» **AIM**:
Set aside the pictures and output only the lines from the one containing "Output the Python" up to and including the one containing "import numpy as np".

---- TASK MATERIAL

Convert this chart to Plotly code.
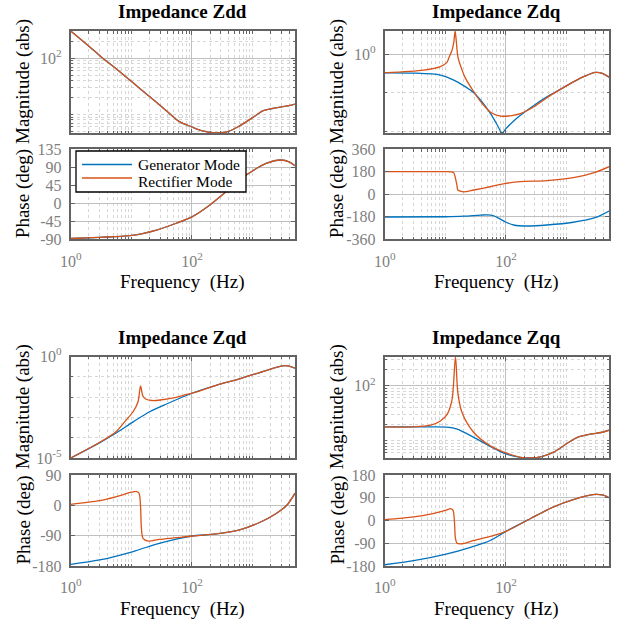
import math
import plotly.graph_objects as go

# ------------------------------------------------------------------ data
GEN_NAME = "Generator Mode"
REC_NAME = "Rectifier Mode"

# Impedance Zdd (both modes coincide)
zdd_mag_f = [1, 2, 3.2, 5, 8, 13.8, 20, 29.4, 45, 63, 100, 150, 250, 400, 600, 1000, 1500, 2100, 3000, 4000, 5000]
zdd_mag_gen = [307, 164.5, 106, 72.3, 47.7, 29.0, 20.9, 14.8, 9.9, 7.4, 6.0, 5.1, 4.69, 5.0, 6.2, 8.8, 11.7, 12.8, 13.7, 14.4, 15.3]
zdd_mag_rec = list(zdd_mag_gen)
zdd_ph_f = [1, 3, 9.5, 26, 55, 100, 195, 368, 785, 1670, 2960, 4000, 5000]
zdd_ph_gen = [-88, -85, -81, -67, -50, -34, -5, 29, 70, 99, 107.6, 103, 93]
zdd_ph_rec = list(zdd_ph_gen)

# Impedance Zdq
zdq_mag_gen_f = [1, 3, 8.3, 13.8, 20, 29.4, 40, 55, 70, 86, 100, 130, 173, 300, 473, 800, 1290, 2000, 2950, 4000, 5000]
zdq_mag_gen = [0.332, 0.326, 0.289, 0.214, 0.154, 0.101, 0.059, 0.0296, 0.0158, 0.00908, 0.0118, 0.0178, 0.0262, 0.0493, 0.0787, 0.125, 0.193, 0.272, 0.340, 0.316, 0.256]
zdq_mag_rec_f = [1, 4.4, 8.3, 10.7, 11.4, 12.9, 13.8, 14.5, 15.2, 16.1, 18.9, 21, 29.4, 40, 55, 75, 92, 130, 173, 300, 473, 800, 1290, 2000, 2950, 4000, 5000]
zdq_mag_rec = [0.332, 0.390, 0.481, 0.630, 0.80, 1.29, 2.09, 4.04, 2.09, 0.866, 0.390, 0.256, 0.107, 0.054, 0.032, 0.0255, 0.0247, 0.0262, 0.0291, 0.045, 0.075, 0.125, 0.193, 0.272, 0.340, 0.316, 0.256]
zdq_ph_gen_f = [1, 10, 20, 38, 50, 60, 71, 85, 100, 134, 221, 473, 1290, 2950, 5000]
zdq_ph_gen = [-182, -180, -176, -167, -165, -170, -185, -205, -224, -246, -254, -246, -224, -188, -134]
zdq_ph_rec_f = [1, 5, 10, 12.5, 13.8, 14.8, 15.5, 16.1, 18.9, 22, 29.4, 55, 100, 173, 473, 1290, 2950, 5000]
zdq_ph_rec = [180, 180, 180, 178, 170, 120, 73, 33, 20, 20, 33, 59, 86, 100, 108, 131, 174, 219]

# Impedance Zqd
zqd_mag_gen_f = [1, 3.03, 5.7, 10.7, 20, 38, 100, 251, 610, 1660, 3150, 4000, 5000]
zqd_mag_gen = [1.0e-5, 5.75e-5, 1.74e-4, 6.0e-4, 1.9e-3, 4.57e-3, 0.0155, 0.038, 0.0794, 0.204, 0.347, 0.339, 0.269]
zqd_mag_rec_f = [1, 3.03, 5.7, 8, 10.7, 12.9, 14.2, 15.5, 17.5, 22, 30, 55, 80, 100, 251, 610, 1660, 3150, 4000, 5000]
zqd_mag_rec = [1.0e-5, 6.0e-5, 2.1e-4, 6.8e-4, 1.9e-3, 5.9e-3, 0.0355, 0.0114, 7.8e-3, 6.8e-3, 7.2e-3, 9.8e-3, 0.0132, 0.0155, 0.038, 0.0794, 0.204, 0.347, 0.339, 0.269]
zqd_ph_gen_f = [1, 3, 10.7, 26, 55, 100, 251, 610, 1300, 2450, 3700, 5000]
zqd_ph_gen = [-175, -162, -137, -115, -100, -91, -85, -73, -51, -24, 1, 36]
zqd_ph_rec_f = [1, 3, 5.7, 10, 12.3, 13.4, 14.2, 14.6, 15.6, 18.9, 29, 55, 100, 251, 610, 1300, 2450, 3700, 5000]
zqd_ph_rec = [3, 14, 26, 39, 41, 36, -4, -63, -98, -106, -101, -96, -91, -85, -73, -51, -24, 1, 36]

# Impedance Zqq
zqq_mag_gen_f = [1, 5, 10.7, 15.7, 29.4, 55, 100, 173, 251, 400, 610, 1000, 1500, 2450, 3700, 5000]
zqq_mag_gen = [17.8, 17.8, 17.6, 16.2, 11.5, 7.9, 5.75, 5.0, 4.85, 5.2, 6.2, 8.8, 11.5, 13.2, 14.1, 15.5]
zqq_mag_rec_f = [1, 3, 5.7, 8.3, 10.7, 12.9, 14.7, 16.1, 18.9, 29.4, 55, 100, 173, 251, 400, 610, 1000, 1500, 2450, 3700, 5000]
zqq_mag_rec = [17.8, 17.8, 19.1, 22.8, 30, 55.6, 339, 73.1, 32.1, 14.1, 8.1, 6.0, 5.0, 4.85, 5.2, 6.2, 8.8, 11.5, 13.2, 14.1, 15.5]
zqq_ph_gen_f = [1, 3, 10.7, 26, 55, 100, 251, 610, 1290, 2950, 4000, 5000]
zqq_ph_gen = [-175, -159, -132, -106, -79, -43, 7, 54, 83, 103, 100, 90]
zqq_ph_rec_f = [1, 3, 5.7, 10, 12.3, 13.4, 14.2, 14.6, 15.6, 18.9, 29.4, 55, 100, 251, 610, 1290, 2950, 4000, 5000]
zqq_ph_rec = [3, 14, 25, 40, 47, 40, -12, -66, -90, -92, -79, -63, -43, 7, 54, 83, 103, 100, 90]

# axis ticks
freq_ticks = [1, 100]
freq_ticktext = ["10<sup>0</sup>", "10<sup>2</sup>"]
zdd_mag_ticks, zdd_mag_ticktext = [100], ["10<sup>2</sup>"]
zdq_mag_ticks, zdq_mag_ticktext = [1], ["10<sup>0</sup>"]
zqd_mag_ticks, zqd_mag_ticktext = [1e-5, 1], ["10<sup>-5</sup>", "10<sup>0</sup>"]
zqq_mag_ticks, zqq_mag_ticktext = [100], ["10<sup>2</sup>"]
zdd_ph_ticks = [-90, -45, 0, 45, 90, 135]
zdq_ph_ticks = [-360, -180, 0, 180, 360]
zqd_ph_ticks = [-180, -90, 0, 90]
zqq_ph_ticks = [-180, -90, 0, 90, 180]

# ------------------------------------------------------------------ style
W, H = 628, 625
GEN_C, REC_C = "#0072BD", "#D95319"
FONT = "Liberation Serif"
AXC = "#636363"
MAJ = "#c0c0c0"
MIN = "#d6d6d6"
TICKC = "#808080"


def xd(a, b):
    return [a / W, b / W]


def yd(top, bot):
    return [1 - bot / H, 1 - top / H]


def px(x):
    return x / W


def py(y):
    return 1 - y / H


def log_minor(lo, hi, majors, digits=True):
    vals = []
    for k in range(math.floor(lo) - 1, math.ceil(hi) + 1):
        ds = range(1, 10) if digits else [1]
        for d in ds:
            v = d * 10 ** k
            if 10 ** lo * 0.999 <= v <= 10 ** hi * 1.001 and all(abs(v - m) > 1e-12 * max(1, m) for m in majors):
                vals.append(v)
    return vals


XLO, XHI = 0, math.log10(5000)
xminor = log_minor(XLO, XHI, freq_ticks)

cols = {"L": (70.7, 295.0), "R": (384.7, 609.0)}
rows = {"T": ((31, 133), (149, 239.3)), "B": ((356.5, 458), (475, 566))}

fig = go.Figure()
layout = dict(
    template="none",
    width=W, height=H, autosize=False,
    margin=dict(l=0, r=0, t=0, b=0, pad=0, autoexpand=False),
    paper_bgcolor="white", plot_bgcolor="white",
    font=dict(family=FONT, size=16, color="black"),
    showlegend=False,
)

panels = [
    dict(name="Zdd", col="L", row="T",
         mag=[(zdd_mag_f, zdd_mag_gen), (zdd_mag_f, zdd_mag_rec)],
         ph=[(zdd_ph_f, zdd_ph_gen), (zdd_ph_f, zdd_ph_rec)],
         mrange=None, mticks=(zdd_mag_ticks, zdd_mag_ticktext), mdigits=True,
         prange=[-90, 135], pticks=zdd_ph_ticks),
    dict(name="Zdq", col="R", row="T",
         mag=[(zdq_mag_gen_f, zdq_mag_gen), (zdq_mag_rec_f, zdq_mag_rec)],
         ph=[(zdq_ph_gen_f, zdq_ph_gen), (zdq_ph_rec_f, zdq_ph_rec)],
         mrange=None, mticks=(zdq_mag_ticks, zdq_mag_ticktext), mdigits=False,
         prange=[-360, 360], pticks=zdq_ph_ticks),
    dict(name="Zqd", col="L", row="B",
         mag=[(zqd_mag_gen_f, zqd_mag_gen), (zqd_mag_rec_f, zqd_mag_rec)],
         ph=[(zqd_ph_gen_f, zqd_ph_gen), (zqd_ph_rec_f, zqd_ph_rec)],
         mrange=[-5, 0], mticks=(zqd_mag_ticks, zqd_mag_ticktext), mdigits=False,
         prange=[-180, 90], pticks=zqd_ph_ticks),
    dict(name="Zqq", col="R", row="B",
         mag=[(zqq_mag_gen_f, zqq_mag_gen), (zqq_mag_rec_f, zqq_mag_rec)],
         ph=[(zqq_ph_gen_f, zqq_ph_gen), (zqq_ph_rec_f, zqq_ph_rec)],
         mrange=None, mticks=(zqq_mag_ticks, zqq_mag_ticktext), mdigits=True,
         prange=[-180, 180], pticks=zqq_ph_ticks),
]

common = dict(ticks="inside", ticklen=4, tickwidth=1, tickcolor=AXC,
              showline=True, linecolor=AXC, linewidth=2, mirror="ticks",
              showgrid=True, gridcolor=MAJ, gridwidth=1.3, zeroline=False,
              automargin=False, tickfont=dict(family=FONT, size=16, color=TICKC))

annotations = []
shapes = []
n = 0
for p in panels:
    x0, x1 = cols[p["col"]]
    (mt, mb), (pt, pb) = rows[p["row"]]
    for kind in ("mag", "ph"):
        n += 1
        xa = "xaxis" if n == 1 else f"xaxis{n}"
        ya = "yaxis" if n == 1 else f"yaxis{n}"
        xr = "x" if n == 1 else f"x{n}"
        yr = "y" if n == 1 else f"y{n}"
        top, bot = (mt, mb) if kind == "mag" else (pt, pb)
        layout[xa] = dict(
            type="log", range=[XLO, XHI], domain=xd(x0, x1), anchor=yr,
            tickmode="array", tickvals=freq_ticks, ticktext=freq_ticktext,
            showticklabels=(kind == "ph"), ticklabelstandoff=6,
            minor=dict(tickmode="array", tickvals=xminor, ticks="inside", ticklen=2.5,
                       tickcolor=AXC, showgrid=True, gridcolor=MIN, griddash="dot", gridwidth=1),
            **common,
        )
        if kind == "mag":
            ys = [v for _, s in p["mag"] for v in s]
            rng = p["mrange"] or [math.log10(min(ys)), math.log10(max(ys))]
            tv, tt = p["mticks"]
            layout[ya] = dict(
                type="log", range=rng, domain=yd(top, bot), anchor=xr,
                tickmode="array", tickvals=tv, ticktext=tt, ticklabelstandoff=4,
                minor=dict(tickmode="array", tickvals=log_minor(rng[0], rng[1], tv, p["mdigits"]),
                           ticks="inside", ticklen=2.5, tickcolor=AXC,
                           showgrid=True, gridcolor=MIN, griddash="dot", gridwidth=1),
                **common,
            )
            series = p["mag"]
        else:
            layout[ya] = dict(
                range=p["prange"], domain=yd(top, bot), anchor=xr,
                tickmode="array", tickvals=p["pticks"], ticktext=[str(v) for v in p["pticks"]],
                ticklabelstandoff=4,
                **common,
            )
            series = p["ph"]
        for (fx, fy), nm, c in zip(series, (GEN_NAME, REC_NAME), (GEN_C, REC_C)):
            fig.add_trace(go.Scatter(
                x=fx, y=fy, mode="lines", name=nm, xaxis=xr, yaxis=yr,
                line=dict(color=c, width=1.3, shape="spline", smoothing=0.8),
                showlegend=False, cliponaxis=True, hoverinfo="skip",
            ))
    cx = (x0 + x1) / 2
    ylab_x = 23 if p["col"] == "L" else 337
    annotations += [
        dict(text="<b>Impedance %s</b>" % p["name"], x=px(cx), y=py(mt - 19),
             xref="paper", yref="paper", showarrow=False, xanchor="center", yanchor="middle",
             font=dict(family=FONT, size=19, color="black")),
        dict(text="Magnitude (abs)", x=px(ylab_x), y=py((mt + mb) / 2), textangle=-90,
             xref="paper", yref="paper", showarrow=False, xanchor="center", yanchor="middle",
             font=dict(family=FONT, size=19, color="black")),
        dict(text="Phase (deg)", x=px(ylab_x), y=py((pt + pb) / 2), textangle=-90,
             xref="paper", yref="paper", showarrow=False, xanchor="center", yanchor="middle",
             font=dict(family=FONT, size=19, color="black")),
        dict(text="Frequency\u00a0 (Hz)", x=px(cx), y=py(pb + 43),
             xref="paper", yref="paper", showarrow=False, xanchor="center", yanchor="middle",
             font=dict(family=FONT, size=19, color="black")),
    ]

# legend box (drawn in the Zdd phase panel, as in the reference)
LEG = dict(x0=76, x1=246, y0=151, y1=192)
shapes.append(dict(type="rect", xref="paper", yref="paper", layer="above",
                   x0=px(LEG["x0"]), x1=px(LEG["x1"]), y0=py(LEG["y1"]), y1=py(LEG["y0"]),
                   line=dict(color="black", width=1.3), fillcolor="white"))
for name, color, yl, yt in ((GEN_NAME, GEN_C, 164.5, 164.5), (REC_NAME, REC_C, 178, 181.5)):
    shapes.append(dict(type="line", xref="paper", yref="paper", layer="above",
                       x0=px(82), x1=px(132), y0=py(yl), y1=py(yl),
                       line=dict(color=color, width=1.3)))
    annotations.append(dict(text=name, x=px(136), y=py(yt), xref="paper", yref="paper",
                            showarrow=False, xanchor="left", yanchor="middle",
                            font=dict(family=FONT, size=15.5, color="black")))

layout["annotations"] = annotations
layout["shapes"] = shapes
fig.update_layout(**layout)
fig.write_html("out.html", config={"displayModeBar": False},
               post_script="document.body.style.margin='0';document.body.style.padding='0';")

--------
---- TASK MATERIAL

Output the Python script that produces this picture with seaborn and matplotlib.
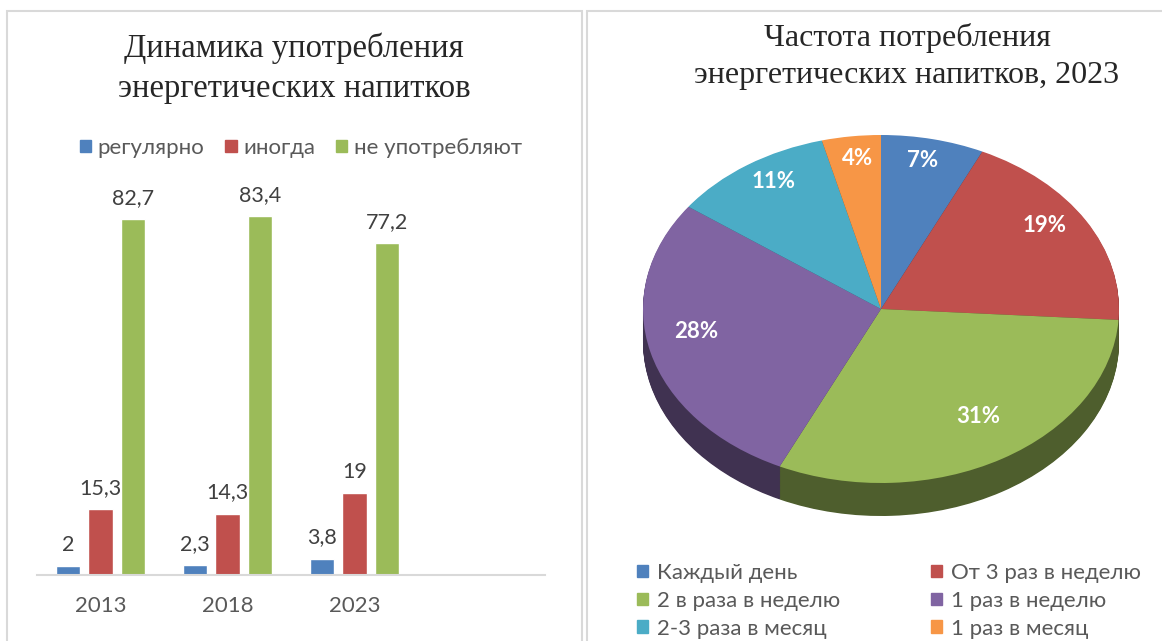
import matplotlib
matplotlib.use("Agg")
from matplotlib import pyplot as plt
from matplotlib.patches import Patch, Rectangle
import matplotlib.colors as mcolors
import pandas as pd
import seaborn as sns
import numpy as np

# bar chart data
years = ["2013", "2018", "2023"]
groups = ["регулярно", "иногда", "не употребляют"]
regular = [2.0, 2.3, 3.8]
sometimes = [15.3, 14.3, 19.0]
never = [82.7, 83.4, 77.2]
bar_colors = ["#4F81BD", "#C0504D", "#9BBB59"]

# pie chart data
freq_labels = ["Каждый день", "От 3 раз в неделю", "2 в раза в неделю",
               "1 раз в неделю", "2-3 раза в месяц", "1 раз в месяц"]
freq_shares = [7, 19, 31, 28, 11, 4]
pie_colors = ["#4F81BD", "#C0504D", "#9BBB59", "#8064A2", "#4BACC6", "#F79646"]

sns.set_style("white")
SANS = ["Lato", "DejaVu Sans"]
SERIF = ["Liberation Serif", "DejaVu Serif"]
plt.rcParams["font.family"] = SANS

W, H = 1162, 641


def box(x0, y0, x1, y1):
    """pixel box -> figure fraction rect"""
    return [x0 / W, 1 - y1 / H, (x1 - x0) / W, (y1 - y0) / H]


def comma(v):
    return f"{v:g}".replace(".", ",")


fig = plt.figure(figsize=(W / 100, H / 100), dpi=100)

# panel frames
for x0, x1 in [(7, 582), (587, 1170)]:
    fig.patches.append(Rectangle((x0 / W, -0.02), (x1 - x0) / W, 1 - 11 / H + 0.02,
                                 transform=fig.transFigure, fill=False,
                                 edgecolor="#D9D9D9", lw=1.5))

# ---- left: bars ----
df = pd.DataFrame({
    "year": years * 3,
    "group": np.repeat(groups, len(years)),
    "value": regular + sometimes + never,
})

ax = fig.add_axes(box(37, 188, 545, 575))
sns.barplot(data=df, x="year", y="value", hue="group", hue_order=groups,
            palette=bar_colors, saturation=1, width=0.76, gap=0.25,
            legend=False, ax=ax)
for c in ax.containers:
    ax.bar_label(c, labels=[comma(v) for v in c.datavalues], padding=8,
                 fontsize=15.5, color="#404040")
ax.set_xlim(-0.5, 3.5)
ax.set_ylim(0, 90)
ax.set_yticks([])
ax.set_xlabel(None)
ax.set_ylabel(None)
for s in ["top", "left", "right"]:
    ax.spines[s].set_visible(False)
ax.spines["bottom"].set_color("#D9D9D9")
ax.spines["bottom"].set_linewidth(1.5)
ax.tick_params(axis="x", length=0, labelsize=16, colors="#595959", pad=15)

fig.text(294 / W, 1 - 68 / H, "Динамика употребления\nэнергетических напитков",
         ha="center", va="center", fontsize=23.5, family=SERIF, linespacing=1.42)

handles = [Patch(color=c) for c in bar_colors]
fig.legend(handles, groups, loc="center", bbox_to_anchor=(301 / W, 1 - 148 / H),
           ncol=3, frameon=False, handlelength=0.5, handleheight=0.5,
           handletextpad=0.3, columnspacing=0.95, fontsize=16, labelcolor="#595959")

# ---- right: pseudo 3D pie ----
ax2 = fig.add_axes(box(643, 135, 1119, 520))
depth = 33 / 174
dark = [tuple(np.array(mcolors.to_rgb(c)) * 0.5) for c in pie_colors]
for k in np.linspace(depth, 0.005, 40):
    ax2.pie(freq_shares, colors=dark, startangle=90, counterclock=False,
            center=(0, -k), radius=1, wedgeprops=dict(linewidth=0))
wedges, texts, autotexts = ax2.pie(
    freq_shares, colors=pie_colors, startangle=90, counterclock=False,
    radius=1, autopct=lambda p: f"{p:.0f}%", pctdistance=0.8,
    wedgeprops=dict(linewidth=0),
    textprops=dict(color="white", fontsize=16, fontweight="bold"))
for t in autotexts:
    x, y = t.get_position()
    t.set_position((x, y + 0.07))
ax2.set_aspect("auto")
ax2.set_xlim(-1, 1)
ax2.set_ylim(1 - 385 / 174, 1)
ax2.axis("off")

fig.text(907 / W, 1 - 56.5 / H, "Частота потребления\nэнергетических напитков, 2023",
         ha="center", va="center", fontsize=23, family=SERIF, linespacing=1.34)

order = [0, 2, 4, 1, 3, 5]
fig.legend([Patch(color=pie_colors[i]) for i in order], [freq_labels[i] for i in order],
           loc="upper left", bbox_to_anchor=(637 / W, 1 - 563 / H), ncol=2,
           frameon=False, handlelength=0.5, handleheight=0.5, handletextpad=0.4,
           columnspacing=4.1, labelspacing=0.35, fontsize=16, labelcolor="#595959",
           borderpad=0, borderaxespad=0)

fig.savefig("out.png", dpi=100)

--------
---- TASK MATERIAL

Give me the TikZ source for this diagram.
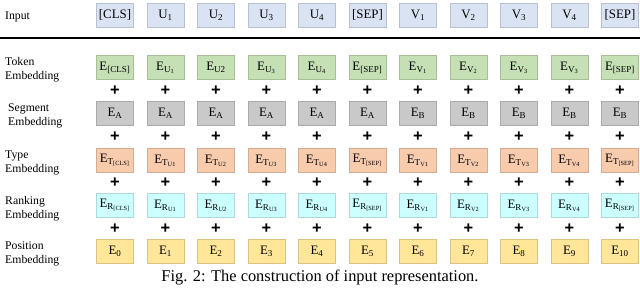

--------

» **EXERCISE ANSWER**:
Output the Python script that produces this picture with seaborn and matplotlib.
import matplotlib
matplotlib.use("Agg")
from matplotlib import pyplot as plt
from matplotlib.patches import Patch, Rectangle
import matplotlib.colors as mcolors
import pandas as pd
import seaborn as sns
import numpy as np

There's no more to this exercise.